Muhammad Soban
The digitalization of the supply chain will help enterprises in Pakistan to overcome challenges and boost their business, WealthPK reports.
According to experts, Pakistan faces issues in the supply chain owing to traditional and outdated methods. However, the problems can be resolved with the help of modern technology.
Deputy Governor of State Bank of Pakistan Dr Inayat Hussain said that the share of small and medium enterprises (SMEs) in private sector financing was declining owing to their preference for the informal sector, which avoided payment of taxes.
Addressing the Cashless Supply Chain Conference, he said that traditional lending methods to SMEs had become increasingly time-consuming and costly.
Dr Inayat said that at the end of August, the outstanding loans to private sector businesses were Rs7.1 trillion, representing only 7.96% of the total. “We can only move forward with technology," he said. He lauded Haball Private Ltd, a business-to-business fin-tech company, for its efforts to digitise the supply chain.
The conference was organised by Haball in collaboration with Meezan Bank to promote its Wisaaq portal, the country's first end-to-end digital supply chain financing platform. In order to expand business volumes, distributors of fast-moving consumer goods (FMCG) can receive loans secured by assets (inventory) and improve cash flow.
As the middle link in the FMCG supply chain, distributors suffer from a chronic cash shortage. Due to delayed payments from retailers, SMEs are forced to borrow heavily from banks and private lenders.
Loans to SMEs are seldom financed by banks because of their disproportionately high risk of non-performing loans. SME lending has also higher operating expenses due to its smaller ticket size than corporate lending. Bank relationships with SMEs are also complicated by the requirement of tangible collateral.
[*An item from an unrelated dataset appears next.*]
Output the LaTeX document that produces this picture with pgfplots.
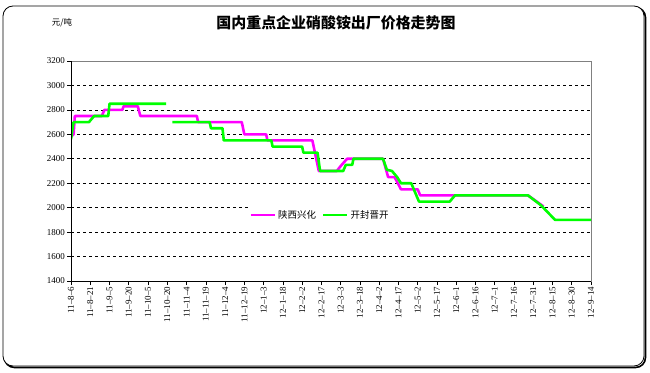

As a result, many distributors compromise their growth since private lenders charge an interest rate of 30% to 40%.
The fin-tech portal Wisaaq connects distributors with manufacturers and banks for instant financing backed by inventory, which is visible in the portal to banks.
The company conducted its first transaction a day earlier. An order was sent to a distributor by Coca-Cola Pakistan backed by financing from Meezan Bank. In the past, it used to be a process of two to three days. The bank's representative would visit the borrower's warehouse to verify the existence of inventory under asset-backed financing, a condition under Islamic banking rules.
According to an official of Haball, the transaction now takes 15 seconds. The bank gains real-time access to inventory levels while credit offers and approvals occur on the portal.
Omer Bin Ahsan, the chief executive of Haball, said the onboarding of CCI Pakistan would likely result in the beverage maker’s turnover growing by 30% to 40%. There are more than 500 distributors of the company, who serve more than 3,000 retailers across the country through the multinational's distribution network.
Unilever, Tapal, Dawlance, National Foods, Reckitt, and Pakistan Cables are among the 22 clients the fin-tech has onboarded. “It has onboarded Bank Alfalah as a Sharia-compliant inventory-backed lender,” Omer Bin Ahsan told WealthPK.